* **What you should do**
Look below. Copy each line that has "diagram" in it.

start Provided data

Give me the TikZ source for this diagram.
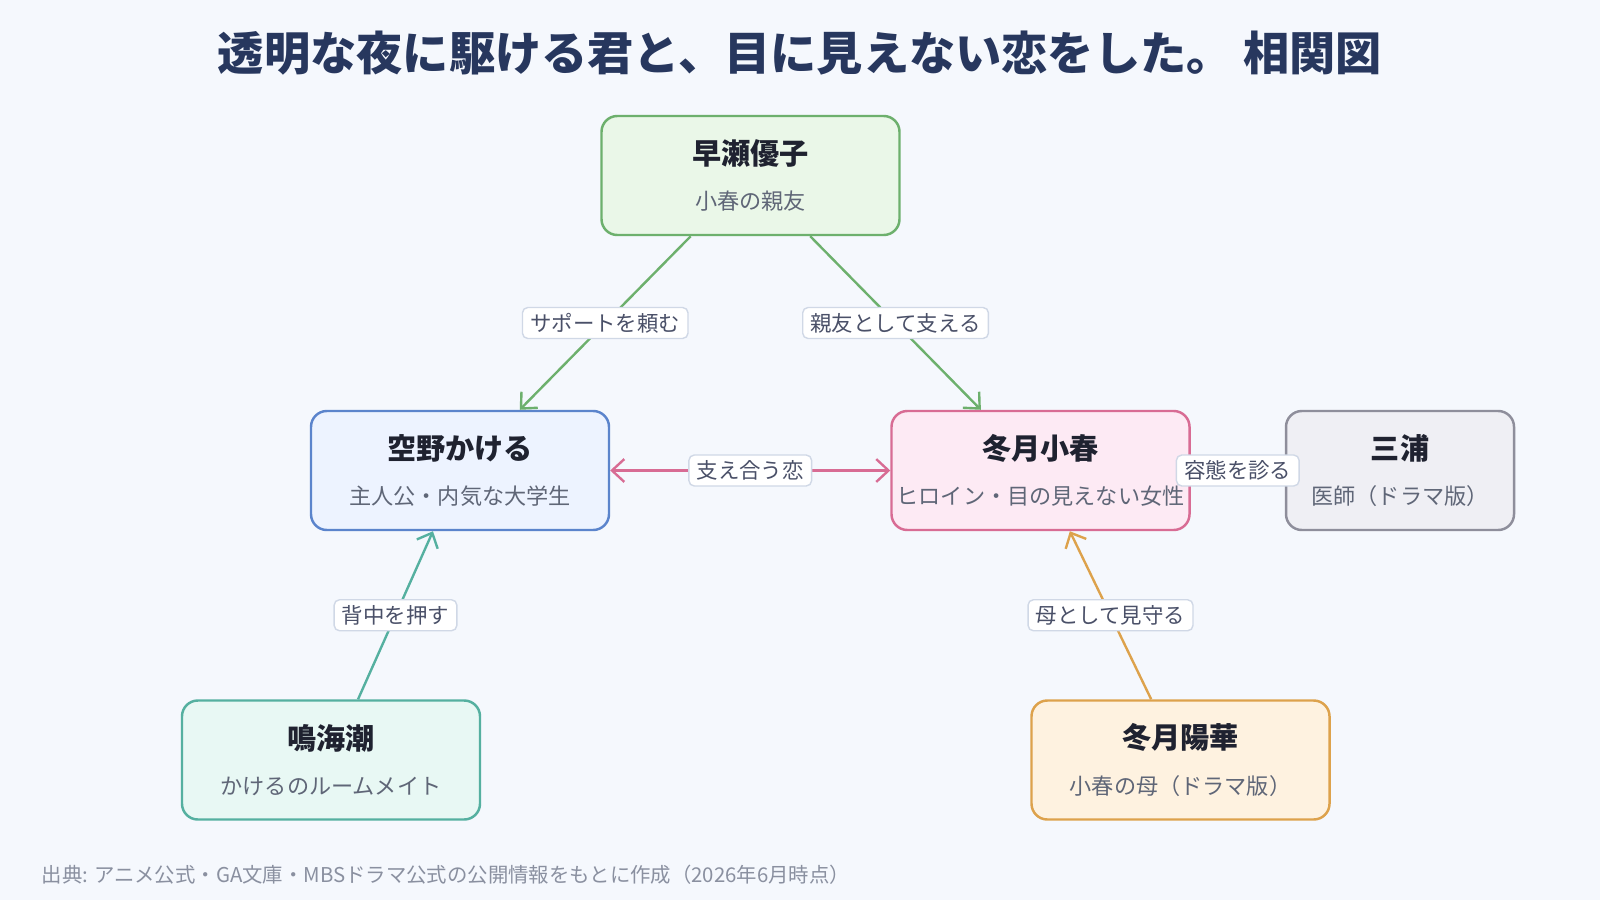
\documentclass[tikz,border=0pt]{standalone}
\usepackage{fontspec}
\setmainfont{Noto Sans CJK JP}
\usepackage{xcolor}
\usepackage{tikz}
\usetikzlibrary{arrows.meta, positioning}
\definecolor{bgblue}{RGB}{245,248,253}
\definecolor{mytitle}{RGB}{39,55,94}
\definecolor{mydark}{RGB}{31,34,48}
\definecolor{mysub}{RGB}{95,102,119}
\definecolor{mylabel}{RGB}{74,80,104}
\definecolor{mytagline}{RGB}{208,216,230}
\definecolor{mynote}{RGB}{138,144,160}
\definecolor{mygreen}{RGB}{109,176,109}
\definecolor{myblue}{RGB}{91,132,204}
\definecolor{mypink}{RGB}{216,108,148}
\definecolor{mygray}{RGB}{142,142,155}
\definecolor{myteal}{RGB}{85,176,160}
\definecolor{myamber}{RGB}{221,162,76}
\definecolor{hdrgreen}{RGB}{234,247,232}
\definecolor{hdrblue}{RGB}{237,243,255}
\definecolor{hdrpink}{RGB}{253,234,244}
\definecolor{hdrgray}{RGB}{239,239,244}
\definecolor{hdrteal}{RGB}{232,248,244}
\definecolor{hdramber}{RGB}{254,242,224}
\newcommand{\who}[1]{{\fontsize{8.3pt}{13pt}\selectfont\bfseries\color{mydark}#1}}
\tikzset{
  block/.style={rectangle, minimum width=2.98cm, minimum height=1.19cm,
    align=center, rounded corners=4.5pt, line width=0.7pt, inner sep=0pt,
    font=\fontsize{6.3pt}{13pt}\selectfont, text=mysub},
  greenblock/.style={block, draw=mygreen, fill=hdrgreen},
  blueblock/.style={block, draw=myblue, fill=hdrblue},
  pinkblock/.style={block, draw=mypink, fill=hdrpink},
  grayblock/.style={block, draw=mygray, fill=hdrgray, minimum width=2.28cm},
  tealblock/.style={block, draw=myteal, fill=hdrteal},
  amberblock/.style={block, draw=myamber, fill=hdramber},
  tag/.style={rectangle, draw=mytagline, fill=white, rounded corners=1.5pt,
    line width=0.4pt, font=\fontsize{6.1pt}{7pt}\selectfont, text=mylabel,
    inner xsep=2.2pt, inner ysep=1pt, minimum height=8.8pt, midway},
  greenarrow/.style={-{Straight Barb[length=3.5pt, width=6.5pt]}, line width=0.68pt, color=mygreen},
  pinkarrow/.style={{Straight Barb[length=3.5pt, width=6.5pt]}-{Straight Barb[length=3.5pt, width=6.5pt]}, line width=0.68pt, color=mypink},
  tealarrow/.style={-{Straight Barb[length=3.5pt, width=6.5pt]}, line width=0.68pt, color=myteal},
  amberarrow/.style={-{Straight Barb[length=3.5pt, width=6.5pt]}, line width=0.68pt, color=myamber},
  grayline/.style={line width=0.68pt, color=mygray}
}
\begin{document}
\begin{tikzpicture}
  % Background
  \fill[bgblue] (0,0) rectangle (16,9);
  \useasboundingbox (0,0) rectangle (16,9);
  \node[font=\fontsize{13.15pt}{15pt}\selectfont\bfseries, text=mytitle] (title) at (8.0,8.47)
    {透明な夜に駆ける君と、目に見えない恋をした。 相関図};
  % People
  \node[greenblock] (hayase) at (7.505,7.245) {\who{早瀬優子}\\小春の親友};
  \node[blueblock] (kakeru) at (4.60,4.295) {\who{空野かける}\\主人公・内気な大学生};
  \node[pinkblock] (koharu) at (10.405,4.295) {\who{冬月小春}\\ヒロイン・目の見えない女性};
  \node[grayblock] (miura) at (14.0,4.295) {\who{三浦}\\医師（ドラマ版）};
  \node[tealblock] (narumi) at (3.31,1.40) {\who{鳴海潮}\\かけるのルームメイト};
  \node[amberblock] (haruka) at (11.805,1.40) {\who{冬月陽華}\\小春の母（ドラマ版）};
  % Relations
  \draw[greenarrow] (hayase) -- node[tag] (support) {サポートを頼む} (kakeru);
  \draw[greenarrow] (hayase) -- node[tag] (bestfriend) {親友として支える} (koharu);
  \draw[pinkarrow] (kakeru) -- node[tag] (love) {支え合う恋} (koharu);
  \draw[grayline] (koharu) -- node[tag] (doctor) {容態を診る} (miura);
  \draw[tealarrow] (narumi) -- node[tag] (push) {背中を押す} (kakeru);
  \draw[amberarrow] (haruka) -- node[tag] (mother) {母として見守る} (koharu);
  % Source note
  \node[anchor=west, font=\fontsize{5.8pt}{7pt}\selectfont, text=mynote, inner sep=0pt] (source) at (0.41,0.25)
    {出典: アニメ公式・GA文庫・MBSドラマ公式の公開情報をもとに作成（2026年6月時点）};
\end{tikzpicture}
\end{document}
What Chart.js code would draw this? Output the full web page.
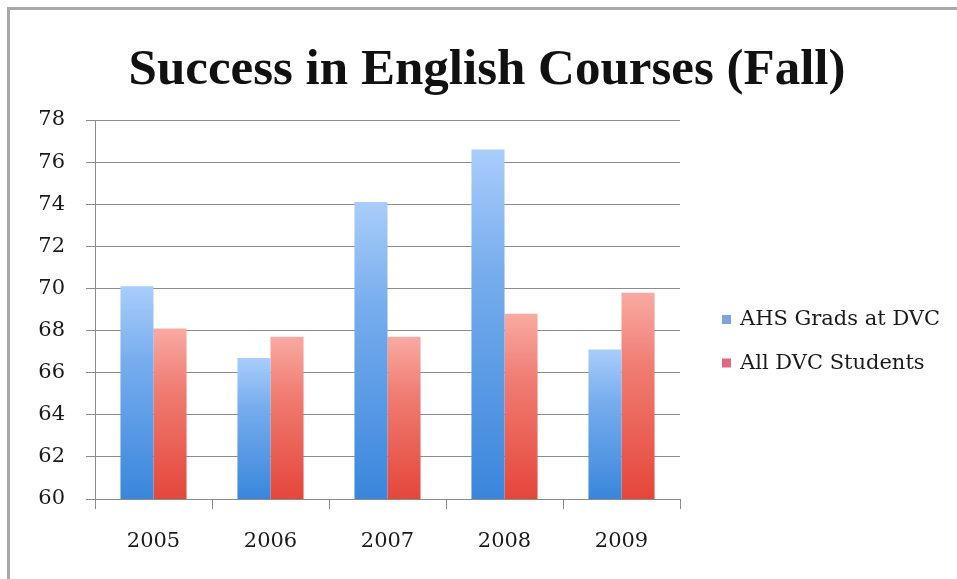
<!DOCTYPE html>
<html>
<head>
<meta charset="utf-8">
<script src="https://cdn.jsdelivr.net/npm/chart.js@4"></script>
<style>
  html, body { margin: 0; padding: 0; background: #fff; }
  #wrap { position: relative; width: 957px; height: 579px; }
  #frame { position: absolute; left: 7px; top: 7px; right: 0; bottom: 0;
           border-top: 3px solid #a9a9a9; border-left: 3px solid #a9a9a9; pointer-events: none; }
  canvas { display: block; }
</style>
</head>
<body>
<div id="wrap">
  <canvas id="chart" width="957" height="579"></canvas>
  <div id="frame"></div>
</div>
<script>
// Course success rates (%) by fall term
const years = ['2005', '2006', '2007', '2008', '2009'];
const ahsGrads = [70.1, 66.7, 74.1, 76.6, 67.1];
const allDvcStudents = [68.1, 67.7, 67.7, 68.8, 69.8];
const seriesNames = ['AHS Grads at DVC', 'All DVC Students'];
const yTickValues = [60, 62, 64, 66, 68, 70, 72, 74, 76, 78];
const chartTitle = 'Success in English Courses (Fall)';

const GRID = '#8c8c8c';
const TEXT = '#1a1a1a';
const SWATCHES = ['#7fa3dc', '#e5677f'];

// Each bar gets its own top-to-bottom gradient, light at the top.
function barFill(topColor, bottomColor) {
  return (ctx) => {
    const chart = ctx.chart;
    const y = chart.scales && chart.scales.y;
    if (ctx.type !== 'data' || !y) return bottomColor;
    const yTop = y.getPixelForValue(ctx.raw);
    const yBase = y.getPixelForValue(y.min);
    if (!isFinite(yTop) || !isFinite(yBase) || yTop === yBase) return bottomColor;
    const g = chart.ctx.createLinearGradient(0, yTop, 0, yBase);
    g.addColorStop(0, topColor);
    g.addColorStop(0.35, mix(topColor, bottomColor, 0.45));
    g.addColorStop(1, bottomColor);
    return g;
  };
}
function mix(a, b, t) {
  const pa = [1, 3, 5].map(i => parseInt(a.substr(i, 2), 16));
  const pb = [1, 3, 5].map(i => parseInt(b.substr(i, 2), 16));
  return 'rgb(' + pa.map((v, i) => Math.round(v + (pb[i] - v) * t)).join(',') + ')';
}

// Title and right-hand legend
const decorations = {
  id: 'decorations',
  afterDraw(chart) {
    const c = chart.ctx;
    c.save();
    c.fillStyle = '#111';
    c.font = 'bold 51px "Liberation Serif"';
    c.textAlign = 'center';
    c.textBaseline = 'alphabetic';
    c.fillText(chartTitle, 487, 84);

    c.font = '21px "DejaVu Serif"';
    c.textAlign = 'left';
    c.textBaseline = 'middle';
    chart.data.datasets.forEach((ds, i) => {
      const cy = 320 + i * 43.5;
      c.fillStyle = SWATCHES[i];
      c.fillRect(722, cy - 5, 9, 9);
      c.fillStyle = TEXT;
      c.fillText(ds.label, 740, cy);
    });
    c.restore();
  }
};

new Chart(document.getElementById('chart'), {
  type: 'bar',
  data: {
    labels: years,
    datasets: [
      { label: seriesNames[0], data: ahsGrads, backgroundColor: barFill('#a9cdfb', '#3a86dc'),
        barPercentage: 1, categoryPercentage: 0.565 },
      { label: seriesNames[1], data: allDvcStudents, backgroundColor: barFill('#f9aaa2', '#e5463a'),
        barPercentage: 1, categoryPercentage: 0.565 }
    ]
  },
  options: {
    responsive: false,
    animation: false,
    devicePixelRatio: 1,
    layout: { padding: { left: 0, right: 277, top: 120, bottom: 0 } },
    plugins: { legend: { display: false }, title: { display: false }, tooltip: { enabled: false } },
    scales: {
      y: {
        min: 60, max: 78,
        afterFit: (s) => { s.width = 95; },
        afterBuildTicks: (s) => { s.ticks = yTickValues.map(v => ({ value: v })); },
        ticks: { padding: 21, color: TEXT, font: { family: 'DejaVu Serif', size: 21 } },
        grid: { color: GRID, lineWidth: 1, tickLength: 9 },
        border: { color: GRID, width: 1 }
      },
      x: {
        afterFit: (s) => { s.height = 80; },
        ticks: { padding: 20, color: TEXT, font: { family: 'DejaVu Serif', size: 21 } },
        grid: { drawOnChartArea: false, color: GRID, tickLength: 10 },
        border: { color: GRID, width: 1 }
      }
    }
  },
  plugins: [decorations]
});
</script>
</body>
</html>
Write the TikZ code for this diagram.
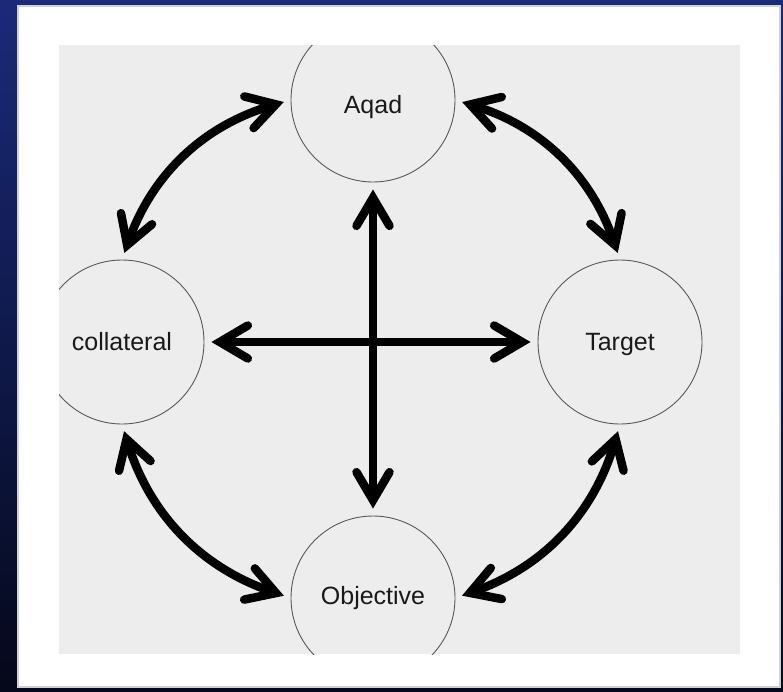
\documentclass[tikz,border=0pt]{standalone}
\usepackage{fontspec}
\setmainfont{Liberation Sans}
\usepackage{tikz}
\usetikzlibrary{arrows.meta}

\definecolor{bgblue}{RGB}{26,42,122}
\definecolor{bgdark}{RGB}{4,8,26}
\definecolor{panelgrey}{RGB}{237,237,237}

\begin{document}
\begin{tikzpicture}[x=1pt, y=-1pt,
    concept/.style={circle, draw=black!65, line width=0.9pt, minimum size=164pt,
      inner sep=0pt, text=black!90, font=\fontsize{25}{30}\selectfont,
      text height=22pt, text depth=5pt},
    barb/.tip={Straight Barb[length=28pt, width=33pt, line cap=round, line join=miter]},
    link/.style={line width=8.5pt, barb-barb, shorten <=7pt, shorten >=7pt}]
    \useasboundingbox (0,0) rectangle (783,691);

    % frame and panel
    \shade[top color=bgblue, bottom color=bgdark] (0,0) rectangle (783,691);
    \fill[white] (17,5) rectangle (781,688);
    \draw[black!18, line width=1.5pt] (18,6) rectangle (780,687);
    \fill[panelgrey] (59,45) rectangle (740,654);

    \begin{scope}
      \clip (59,45) rectangle (740,654);
      \node[concept, text height=32pt](aqad) at (373,100) {Aqad};
      \node[concept](collateral) at (122,342) {collateral};
      \node[concept](target)     at (620,342) {Target};
      \node[concept, text height=18pt](objective) at (373,598) {Objective};
    \end{scope}

    \draw[link] (collateral) -- (target);
    \draw[link] (aqad) -- (objective);

    \draw[link] (collateral.north) to[bend left=27] (aqad.west);
    \draw[link] (aqad.east)        to[bend left=27] (target.north);
    \draw[link] (target.south)     to[bend left=27] (objective.east);
    \draw[link] (objective.west)   to[bend left=27] (collateral.south);
  \end{tikzpicture}
\end{document}
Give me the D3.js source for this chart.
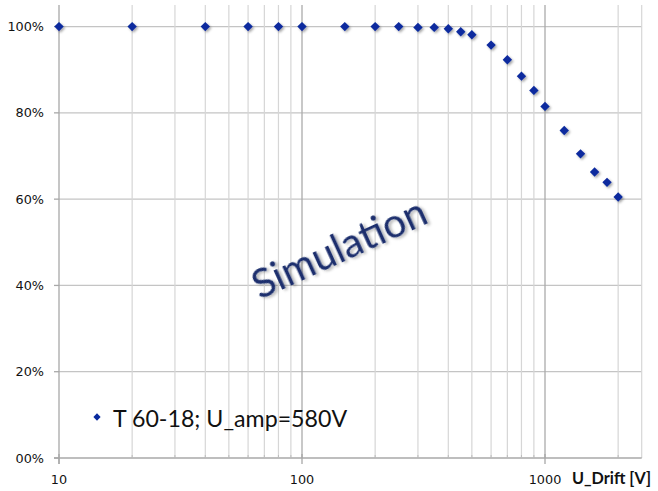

end Provided data

* **Correct result**
Give me the TikZ source for this diagram.
Write the TikZ code for this diagram.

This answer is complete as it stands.